A lot more people can pass any point in a biketrack per hour than they can per subwaytrack, and they can often take a more direct path to their destination using bikes than they can by subway. That also means that a bike system is better suited to a city where both the departure and the destination are diverse among all "packets".

That's not even starting to talk about how biketracks scale much better economically since they are much cheaper to build.

1 comments

>A subway is a high latency, high bandwidth carrier.

Trains coming in each couple minutes - show me lower latency than that :)

>A lot more people can pass any point in a biketrack per hour than they can per subwaytrack

several hundreds (up to a thousand in rush hour packing) people per train each couple of minutes - beat that.

Anyway, the rest of what you're saying about biking is just a theory that doesn't come even close to the reality of any big dense city in Europe/Asia. This is why those cities has highly developed subway system - the low latency high bandwidth and high speed mode of transportation. You put all these people on bikes and they would choke the city.

I guess you have never visited Copenhagen or Amsterdam? Those two are pretty strong counterpoints to what you are saying.
I stated from the start that lower density smaller cities (which Copenhagen or Amsterdam are - having density 1/3rd and 1/4th of San Francisco for example) may allow for luxury of letting people to enjoy their commute on bikes.
High density usually isn't the problem for American cities (though it might be for SF, I don't know that one specifically), but rather low density suburban sprawl is. Higher density usually makes it easier to walk or use personal transport like bikes.

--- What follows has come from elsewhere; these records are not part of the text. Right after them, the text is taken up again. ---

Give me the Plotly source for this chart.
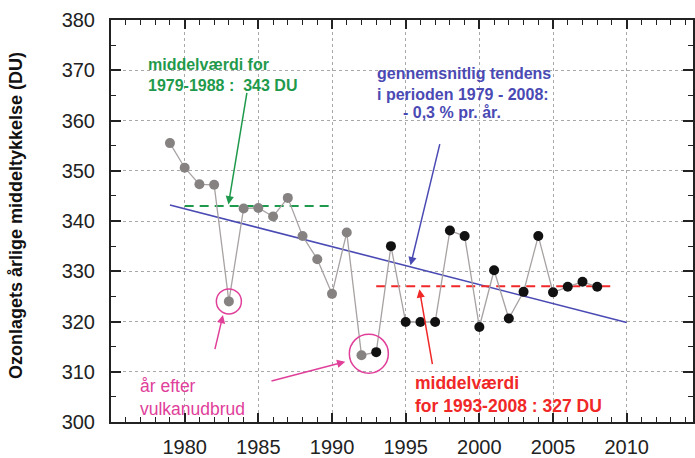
import plotly.graph_objects as go

years = list(range(1979, 2009))
ozone = [355.5, 350.6, 347.3, 347.2, 324.0, 342.5, 342.6, 340.9, 344.6, 337.0,
         332.4, 325.5, 337.7, 313.3, 313.9, 335.0, 319.9, 319.9, 319.9, 338.1,
         337.0, 318.9, 330.2, 320.6, 325.9, 337.0, 325.8, 326.9, 327.9, 326.9]
split_year = 1993

trend_years = [1979, 2010]
trend_values = [343.2, 319.8]
mean1_years = [1980, 1990]
mean1_value = 343
mean2_years = [1993, 2009]
mean2_value = 327
volcano_years = [1983, 1992, 1993]
x_tick_labels = [1980, 1985, 1990, 1995, 2000, 2005, 2010]

FONT = "Arial, Liberation Sans, sans-serif"
GREEN = "#1f9a4c"
BLUE = "#4a4ab4"
RED = "#f02828"
PINK = "#e0409a"

early = [(y, v) for y, v in zip(years, ozone) if y < split_year]
late = [(y, v) for y, v in zip(years, ozone) if y >= split_year]

fig = go.Figure()

# trend line
fig.add_trace(go.Scatter(x=trend_years, y=trend_values, mode="lines",
                         line=dict(color=BLUE, width=1.6), hoverinfo="skip"))
# mean lines
fig.add_trace(go.Scatter(x=mean1_years, y=[mean1_value] * 2, mode="lines",
                         line=dict(color=GREEN, width=2, dash="9px,6px")))
fig.add_trace(go.Scatter(x=mean2_years, y=[mean2_value] * 2, mode="lines",
                         line=dict(color=RED, width=2, dash="9px,6px")))
# connecting line
fig.add_trace(go.Scatter(x=years, y=ozone, mode="lines",
                         line=dict(color="#a8a2a2", width=1.3)))
# markers
fig.add_trace(go.Scatter(x=[p[0] for p in early], y=[p[1] for p in early], mode="markers",
                         marker=dict(color="#878282", size=10)))
fig.add_trace(go.Scatter(x=[p[0] for p in late], y=[p[1] for p in late], mode="markers",
                         marker=dict(color="#111111", size=10)))

# volcano circles
v83 = ozone[years.index(volcano_years[0])]
v92 = ozone[years.index(volcano_years[1])]
v93 = ozone[years.index(volcano_years[2])]
fig.add_trace(go.Scatter(x=[volcano_years[0]], y=[v83], mode="markers",
                         marker=dict(symbol="circle-open", size=25, color=PINK, line=dict(width=1.5))))
fig.add_trace(go.Scatter(x=[(volcano_years[1] + volcano_years[2]) / 2], y=[(v92 + v93) / 2],
                         mode="markers",
                         marker=dict(symbol="circle-open", size=39, color=PINK, line=dict(width=1.5))))


def arrow(x0, y0, x1, y1, color):
    fig.add_annotation(x=x1, y=y1, ax=x0, ay=y0, xref="x", yref="y", axref="x", ayref="y",
                       text="", showarrow=True, arrowhead=2, arrowsize=1.1,
                       arrowwidth=1.5, arrowcolor=color)


arrow(1984.24, 365.8, 1982.97, 343.3, GREEN)
arrow(1997.34, 355.6, 1995.33, 331.2, BLUE)
arrow(1996.83, 311.2, 1995.93, 326.4, RED)
arrow(1982.03, 314.2, 1982.6, 321.3, PINK)
arrow(1985.79, 308.1, 1990.9, 312.0, PINK)


def label(x, y, text, color, size=16):
    fig.add_annotation(x=x, y=y, xref="x", yref="y", text=text, showarrow=False,
                       xanchor="left", yanchor="middle", align="left",
                       font=dict(family=FONT, size=size, color=color))


label(1977.4, 369.0, "<b>middelværdi for<br>1979-1988 :  343 DU</b>", GREEN)
label(1992.95, 367.3, "<b>gennemsnitlig tendens<br>i perioden 1979 - 2008:</b>", BLUE)
label(1994.65, 361.6, "<b>- 0,3 % pr. år.</b>", BLUE)
label(1995.5, 305.4, "<b>middelværdi<br>for 1993-2008 : 327 DU</b>", RED, 17.5)
label(1976.85, 304.8, "år efter<br>vulkanudbrud", PINK, 17.5)

# y-axis title
fig.add_annotation(x=-0.163, y=341, xref="paper", yref="y",
                   text="<b>Ozonlagets årlige middeltykkelse (DU)</b>", showarrow=False,
                   textangle=-90, xanchor="center", yanchor="middle",
                   font=dict(family=FONT, size=18, color="#111111"))

fig.update_layout(
    width=695, height=458,
    margin=dict(l=111, r=0, t=20, b=29),
    paper_bgcolor="white", plot_bgcolor="white",
    showlegend=False,
    font=dict(family=FONT),
)
fig.update_xaxes(
    range=[1975, 2014.5], tickmode="array", tickvals=x_tick_labels,
    ticktext=[str(v) for v in x_tick_labels],
    ticks="inside", ticklen=9, tickwidth=1.5, tickcolor="#222",
    minor=dict(ticks="inside", ticklen=5, tickwidth=1.2, tickcolor="#222",
               tickmode="linear", tick0=1975, dtick=1, showgrid=False),
    showline=True, linecolor="#222", linewidth=2, mirror="ticks",
    showgrid=True, gridcolor="#a8a8a8", griddash="dot", gridwidth=1,
    tickfont=dict(family=FONT, size=20, color="#222"), ticklabelstandoff=6,
    zeroline=False,
)
fig.update_yaxes(
    range=[300, 380], tickmode="linear", tick0=300, dtick=10,
    ticks="inside", ticklen=10, tickwidth=1.5, tickcolor="#222",
    minor=dict(ticks="inside", ticklen=5, tickwidth=1.2, tickcolor="#222", dtick=5, showgrid=False),
    showline=True, linecolor="#222", linewidth=2, mirror="ticks",
    showgrid=True, gridcolor="#a8a8a8", griddash="dot", gridwidth=1,
    tickfont=dict(family=FONT, size=20, color="#222"), ticklabelstandoff=10,
    zeroline=False,
)

fig.write_html("out.html")
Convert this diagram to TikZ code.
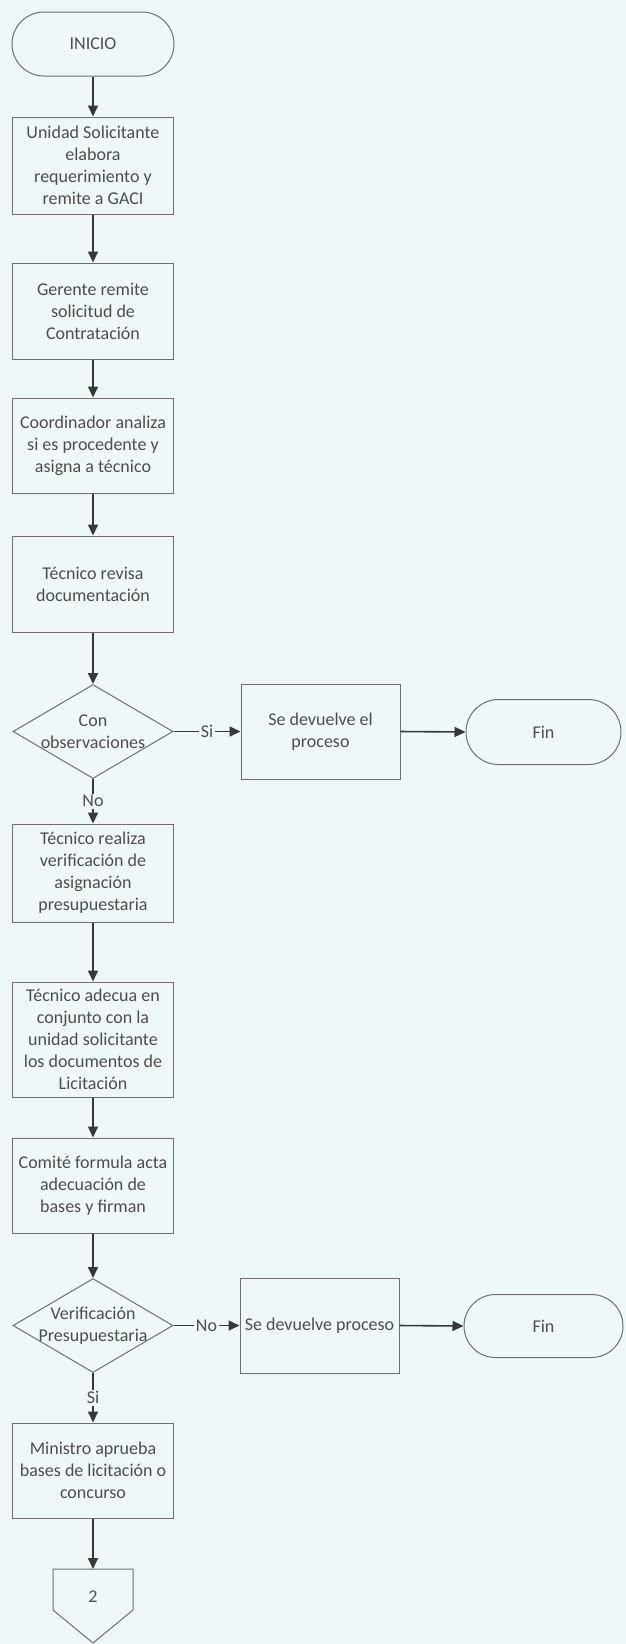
\documentclass[tikz,border=0pt]{standalone}
\usepackage{fontspec}
\setmainfont{Carlito}
\usetikzlibrary{arrows.meta,shapes.geometric,shapes.misc}
\definecolor{bgc}{HTML}{EEF8F8}
\definecolor{linec}{HTML}{6E6E6E}
\definecolor{arrc}{HTML}{383838}
\definecolor{txtc}{HTML}{4D4D4D}
\begin{document}
\begin{tikzpicture}[x=1pt,y=-1pt,
  every node/.style={font=\fontsize{18}{22}\selectfont, text=txtc},
  procbox/.style={draw=linec, line width=1pt, align=center, minimum width=161pt, inner sep=0pt},
  term/.style={draw=linec, line width=1pt, rounded rectangle, inner sep=0pt, align=center},
  decis/.style={draw=linec, line width=1pt, diamond, inner sep=0pt, minimum width=160pt, minimum height=94pt},
  flow/.style={draw=arrc, line width=1.6pt, -{Triangle[width=10pt,length=11pt]}},
  lbl/.style={fill=bgc, inner sep=1.5pt}]
\fill[bgc] (0,0) rectangle (626,1644);
\useasboundingbox (0,0) rectangle (626,1644);

% main column
\node[term, minimum width=162pt, minimum height=64pt] (ini) at (93,44) {INICIO};
\node[procbox, minimum height=97pt] (b1) at (93,165.5) {Unidad Solicitante\\elabora\\requerimiento y\\remite a GACI};
\node[procbox, minimum height=96pt] (b2) at (93,311) {Gerente remite\\solicitud de\\Contratación};
\node[procbox, minimum height=95pt] (b3) at (93,445.5) {Coordinador analiza\\si es procedente y\\asigna a técnico};
\node[procbox, minimum height=96pt] (b4) at (93,584) {Técnico revisa\\documentación};
\node[decis] (d1) at (93,731.5) {};
\node[align=center] (d1t) at (d1.center) {Con\\observaciones};
\node[procbox, minimum height=98pt] (b5) at (93,873) {Técnico realiza\\verificación de\\asignación\\presupuestaria};
\node[procbox, minimum height=115pt] (b6) at (93,1039.5) {Técnico adecua en\\conjunto con la\\unidad solicitante\\los documentos de\\Licitación};
\node[procbox, minimum height=95pt] (b7) at (93,1185.5) {Comité formula acta\\adecuación de\\bases y firman};
\node[decis] (d2) at (93,1325.5) {};
\node[align=center] (d2t) at (d2.center) {Verificación\\Presupuestaria};
\node[procbox, minimum height=95pt] (b8) at (93,1470.5) {Ministro aprueba\\bases de licitación o\\concurso};
\coordinate (c2) at (93,1569);
\draw[draw=linec, line width=1pt] (53,1569) -- (133,1569) -- (133,1610) -- (93,1643) -- (53,1610) -- cycle;
\node (c2t) at (93,1597) {2};

% right branches
\node[procbox, minimum width=159pt, minimum height=95pt] (r1) at (320.5,731.5) {Se devuelve el\\proceso};
\node[term, minimum width=155pt, minimum height=65pt] (f1) at (543.5,732) {Fin};
\node[procbox, minimum width=159pt, minimum height=95pt] (r2) at (319.5,1325.5) {Se devuelve proceso};
\node[term, minimum width=159pt, minimum height=63pt] (f2) at (543.5,1326) {Fin};

% connectors
\draw[flow] (ini.south) -- (b1.north);
\draw[flow] (b1.south) -- (b2.north);
\draw[flow] (b2.south) -- (b3.north);
\draw[flow] (b3.south) -- (b4.north);
\draw[flow] (b4.south) -- (d1.north);
\draw[flow] (d1.east) -- node[lbl]{Si} (r1.west);
\draw[flow] (r1.east) -- (f1.west);
\draw[flow] (d1.south) -- node[lbl]{No} (b5.north);
\draw[flow] (b5.south) -- (b6.north);
\draw[flow] (b6.south) -- (b7.north);
\draw[flow] (b7.south) -- (d2.north);
\draw[flow] (d2.east) -- node[lbl]{No} (r2.west);
\draw[flow] (r2.east) -- (f2.west);
\draw[flow] (d2.south) -- node[lbl]{Si} (b8.north);
\draw[flow] (b8.south) -- (c2);
\end{tikzpicture}
\end{document}
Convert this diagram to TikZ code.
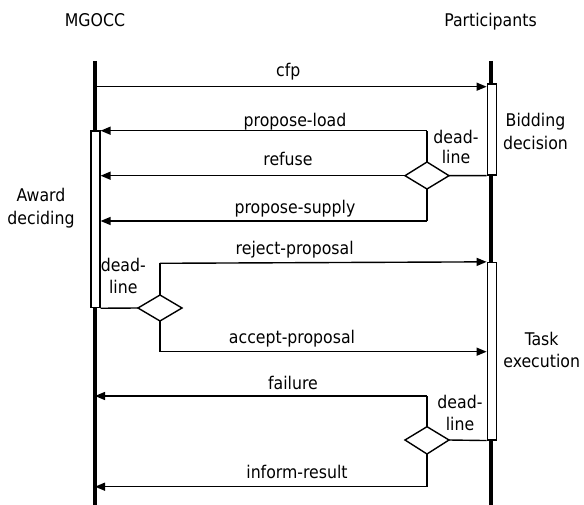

For it to be too dense for biking to be a viable transport they would have to be much denser than European cities which would by definition not allow for parking in the places where business takes place (in which case nobody would drive).

Most American cities were clearly designed with cars in mind, while most European where not (having grown organically rather than being designed), and while the American decision might have seemed better for the better part of the last 100 years, that might not be the case for the next couple of decades.